Volume manager refactoring

https://blueprints.launchpad.net/fuel/+spec/volume-manager-refactoring

Currently nailgun volume manager is not flexible and customizable enough to address many needs of users. For example, some users want some volumes to be untouched during OS provisioning, some users want it to be possible to deploy software RAIDs or configure FS mount options, etc.

Problem description

There are use cases which aren’t covered with the fuctionality of current implementation of volume manager.

These use cases include at least the following:

  • Volume preservation

    Sometimes when a node is going to be re-provisioned there could be volumes (partitions, logical volumes, MD devices) which user wants to remain untouched.

  • FS mount options

    Sometimes user needs to mount some file systems using specific options, like noatime or ro, etc.

  • Bootable disks

    Currently we install bootloader on all hard drives, but it does not always correspond to what user wants.

  • Flexible partitioning scheme

    Currently we have predefined partition scheme which assumes, for example, that we put root file system on logical volume and that we don’t create separate file system for /var. These assumptions limit users in their abilities to create a partition scheme they might want.

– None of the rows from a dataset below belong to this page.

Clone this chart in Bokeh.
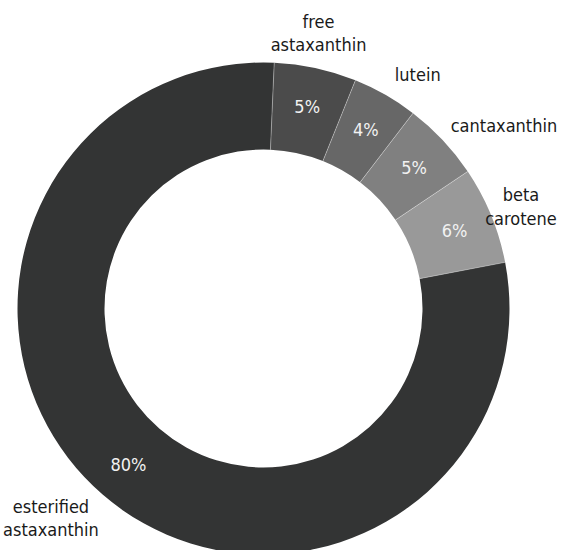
import numpy as np
from bokeh.plotting import figure
from bokeh.models import Range1d, ColumnDataSource
from bokeh.core.properties import value
from bokeh.embed import file_html
from bokeh.resources import INLINE

# Data (clockwise from the top)
categories = ["free\nastaxanthin", "lutein", "cantaxanthin", "beta\ncarotene", "esterified\nastaxanthin"]
shares = [5.4, 4.3, 5.2, 6.4, 78.7]
pct_labels = ["5%", "4%", "5%", "6%", "80%"]
colors = ["#4b4b4b", "#676767", "#808080", "#999999", "#333434"]

# Geometry / style
W, H = 569, 550
CX, CY = 263, 308          # pixel position of the ring centre
R_OUT, R_IN = 246, 159
START_DEG = 2.5            # first slice starts slightly clockwise of 12 o'clock
FONT = "DejaVu Sans Condensed"
FS = 18
LINE_PX = 22
CHAR_PX = 8.5

vals = np.array(shares, dtype=float)
frac = vals / vals.sum()
cum = np.concatenate([[0], np.cumsum(frac)]) * 2 * np.pi + np.deg2rad(START_DEG)
t1, t2 = cum[:-1], cum[1:]
tm = (t1 + t2) / 2

p = figure(width=W, height=H, x_range=Range1d(-CX, W - CX), y_range=Range1d(-(H - CY), CY),
           output_backend="svg", toolbar_location=None, min_border=0,
           x_axis_location=None, y_axis_location=None)
p.grid.visible = False
p.outline_line_color = None
p.background_fill_color = "white"
p.border_fill_color = "white"

src = ColumnDataSource(dict(start=np.pi / 2 - t2, end=np.pi / 2 - t1, color=colors))
p.annular_wedge(x=0, y=0, inner_radius=R_IN, outer_radius=R_OUT, start_angle="start", end_angle="end",
                fill_color="color", line_color=None, source=src)

# slice dividers
p.segment(x0=R_IN * np.sin(t1), y0=R_IN * np.cos(t1), x1=R_OUT * np.sin(t1), y1=R_OUT * np.cos(t1),
          line_color="white", line_alpha=0.35, line_width=1)

# percentage labels inside the ring
r_mid = (R_IN + R_OUT) / 2 + 4
p.text(x=r_mid * np.sin(tm), y=r_mid * np.cos(tm), text=pct_labels, text_align="center",
       text_baseline="middle", text_color="#f2f2f2", text_font=value(FONT), text_font_size=f"{FS}px")

# category labels outside the ring
gap = 14
s, c = np.sin(tm), np.cos(tm)
ax = (R_OUT + gap) * s
ay = (R_OUT + gap) * c
first_w = np.array([len(t.split("\n")[0]) * CHAR_PX for t in categories])
block_h = np.array([len(t.split("\n")) * LINE_PX for t in categories])
lx = np.where(np.abs(s) < 0.35, ax, ax + np.sign(s) * first_w / 2)
ly = ay + c * np.abs(c) * block_h / 2
p.text(x=lx, y=ly, text=categories, text_align="center", text_baseline="middle",
       text_color="#1a1a1a", text_font=value(FONT), text_font_size=f"{FS}px",
       text_line_height=1.1)

open("out.html", "w").write(file_html(p, INLINE))
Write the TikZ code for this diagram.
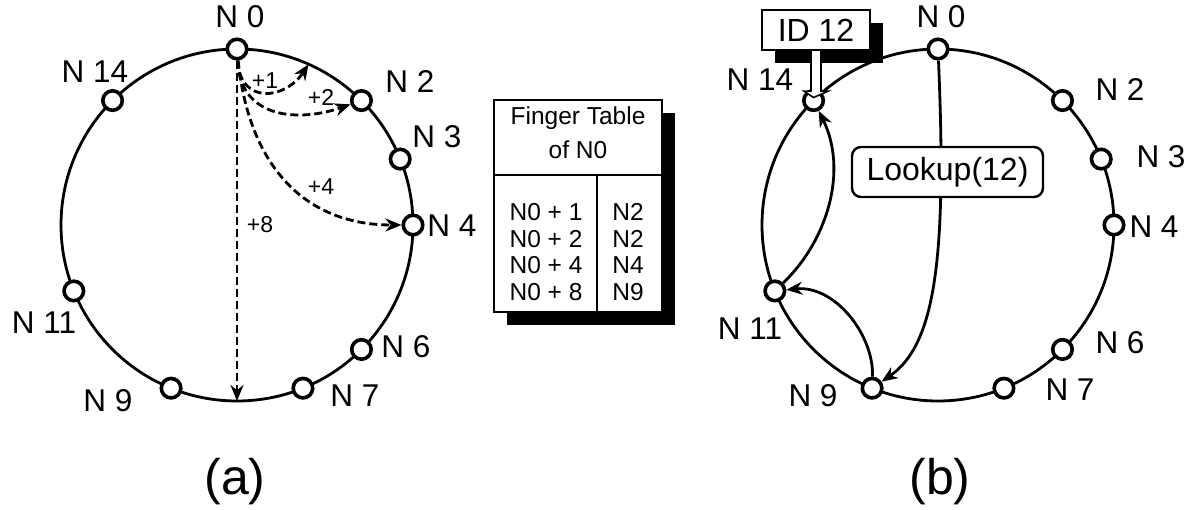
\documentclass[tikz,border=0pt]{standalone}
\usepackage{fontspec}
\setmainfont{Liberation Sans}
\usetikzlibrary{arrows.meta,shadows}
\begin{document}
\begin{tikzpicture}[x=1pt,y=1pt,
  ring/.style={line width=2.8pt},
  nd/.style={circle,draw,line width=3.6pt,fill=white,minimum size=19.5pt,inner sep=0pt},
  lbl/.style={font=\fontsize{31.5}{31.5}\selectfont,inner sep=0pt},
  small/.style={font=\fontsize{23}{23}\selectfont,inner sep=0pt},
  tabtxt/.style={font=\fontsize{24.5}{24.5}\selectfont,inner sep=0pt,align=center},
  subcap/.style={font=\fontsize{50}{50}\selectfont,inner sep=0pt},
  dsh/.style={line width=2.8pt,dash pattern=on 8pt off 4pt,-{Stealth[length=16pt,width=13pt]}},
  arr/.style={line width=2.8pt,-{Stealth[length=16pt,width=13pt]}},
  shbox/.style={draw,fill=white,line width=2.4pt,inner sep=0pt,general shadow={fill=black,shadow xshift=#1,shadow yshift=-#1}},
]
\useasboundingbox (0,0) rectangle (1198,-510);

% ---------------- (a) ----------------
\draw[ring] (237,-225) circle (176);
\foreach \n/\a in {0/90,14/135,2/45,3/22,4/0,6/-45,7/-68,9/-112,11/-158}
  \node[nd] (a\n) at ([shift={(\a:176)}]237,-225) {};
\coordinate (aone) at ([shift={(66:176)}]237,-225);
\coordinate (abot) at ([shift={(-90:176)}]237,-225);

\draw[dsh] (a0) -- (abot);
\draw[dsh] (a0) .. controls (240,-105) and (285,-100) .. (aone);
\draw[dsh] (a0) .. controls (240,-120) and (300,-122) .. (a2);
\draw[dsh] (a0) .. controls (248,-160) and (300,-225) .. (a4);

\node[small] (p1) at (265,-81) {+1};
\node[small] (p2) at (321,-97) {+2};
\node[small] (p4) at (321,-187) {+4};
\node[small] (p8) at (260,-225) {+8};

\node[lbl] (la0) at (240,-17) {N 0};
\node[lbl] (la14) at (95,-72) {N 14};
\node[lbl] (la2) at (410,-82) {N 2};
\node[lbl] (la3) at (437,-137) {N 3};
\node[lbl] (la4) at (452,-226) {N 4};
\node[lbl] (la6) at (406,-347) {N 6};
\node[lbl] (la7) at (355,-396) {N 7};
\node[lbl] (la9) at (108,-401) {N 9};
\node[lbl] (la11) at (44,-323) {N 11};

% ---------------- finger table ----------------
\node[shbox=13pt,minimum width=168pt,minimum height=212pt] (tbl) at (578,-206) {};
\coordinate (hl) at (494,-175);
\coordinate (hr) at (662,-175);
\coordinate (vt) at (597,-175);
\coordinate (vb) at (597,-312);
\draw[line width=2.4pt] (hl) -- (hr);
\draw[line width=2.4pt] (vt) -- (vb);
\node[tabtxt] (th1) at (578,-118) {Finger Table};
\node[tabtxt] (th2) at (578,-150) {of N0};
\node[tabtxt] (r1) at (546,-212) {N0 + 1};
\node[tabtxt] (r2) at (546,-239) {N0 + 2};
\node[tabtxt] (r3) at (546,-265) {N0 + 4};
\node[tabtxt] (r4) at (546,-292) {N0 + 8};
\node[tabtxt] (s1) at (628,-212) {N2};
\node[tabtxt] (s2) at (628,-239) {N2};
\node[tabtxt] (s3) at (628,-265) {N4};
\node[tabtxt] (s4) at (628,-292) {N9};

% ---------------- (b) ----------------
\draw[ring] (938,-225) circle (176);
\foreach \n/\a in {0/90,14/135,2/45,3/22,4/0,6/-45,7/-68,9/-112,11/-158}
  \node[nd] (b\n) at ([shift={(\a:176)}]938,-225) {};

\draw[arr] (b0) .. controls (947,-260) and (935,-345) .. (b9);
\node[draw,fill=white,line width=2.4pt,rounded corners=9pt,minimum width=191pt,minimum height=50pt,inner sep=0pt,font=\fontsize{32}{32}\selectfont] (look) at (947.5,-172) {Lookup(12)};
\draw[arr] (b9) .. controls (874,-335) and (835,-285) .. (b11);
\draw[arr] (b11) .. controls (828,-240) and (848,-170) .. (b14);

\node[shbox=13pt,minimum width=108pt,minimum height=40pt,font=\fontsize{32}{32}\selectfont] (id) at (816,-30) {ID 12};
\draw[fill=white,line width=1.6pt] ([xshift=-5pt]id.south) -- ++(0,-40) -- ++(-7,0) -- ([yshift=3pt]b14.center) -- ([xshift=12pt,yshift=-40pt]id.south) -- ++(-7,0) -- ([xshift=5pt]id.south);

\node[lbl] (lb0) at (941,-17) {N 0};
\node[lbl] (lb14) at (760,-80) {N 14};
\node[lbl] (lb2) at (1120,-90) {N 2};
\node[lbl] (lb3) at (1161,-157) {N 3};
\node[lbl] (lb4) at (1154,-227) {N 4};
\node[lbl] (lb6) at (1120,-343) {N 6};
\node[lbl] (lb7) at (1070,-390) {N 7};
\node[lbl] (lb9) at (813,-396) {N 9};
\node[lbl] (lb11) at (750,-329) {N 11};

\node[subcap] (capa) at (235,-482) {(a)};
\node[subcap] (capb) at (940,-482) {(b)};
\end{tikzpicture}
\end{document}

  • Pluggable partitioning scheme

    Some Fuel plugins assume we need to have additional partitions on node. Currently, plugin partitions can conflict with existent partitions and we need to resolve these potential conflicts.

Proposed change

Provisioning process in general can be considered as the following set of steps:

+---------+    +----------+    +-----------+    +-----------+
|         |    |          |    |           |    |           |
|discovery+--> |allocation+--> |OS building+--> |OS copying |
|         |    |          |    |           |    |           |
+---------+    +----------+    +-----------+    +-----------+

All those main steps can be implemented in a monolithic manner or they can be a set of separable modules/plugins/extensions.

  1. Discovery

    This step is when we try to find out which hard drives are available on a node. Anaconda and debian-installer do the same at the very beginning of provisioning process. In our case this step is implemented as a separate service which is called Nailgun Agent.

  2. Allocation

    On this step the default partitioning scheme is generated. This allocation step can be data driven when, for example, a user of a provisioning agent defines which file systems she needs to create and their priorities but not their exact sizes. Again anaconda and debian-installer do the same using some default hard coded or user defined (kickstart/preseed) partitioning metadata. In our case it is implemented as the volume manager module in Nailgun.

  3. OS building

    On this step OS is built from scratch using packages repositories or any other available mechanisms. Anaconda builds OS using rpm packages and yum. Debian-installer uses deb packages and debootstrap. In terms of Fuel this step is exactly what we call OS image building. In contrast to anaconda and debian-installer we build OS just once somewhere on the master node or on a developer node during ISO building. We then just copy this pre-built OS image on all provisioned nodes. This step indirectly depends on the previous step (step 2) because a user might be potentially interested in assigning some specific options for a particular file system. Step 2 (allocation) is exactly the place where we define which partitions and file systems we need. OS building (or equivalently OS image building) being implemented in the scope of Fuel Agent can be potentially run on the slave node if, for example, this node requires specific file system options.

  4. OS copying

    This step makes sense only for image based approach when we build OS remotely. For example, anaconda and debian-installer build OS right on the file system where it is going to live on a node.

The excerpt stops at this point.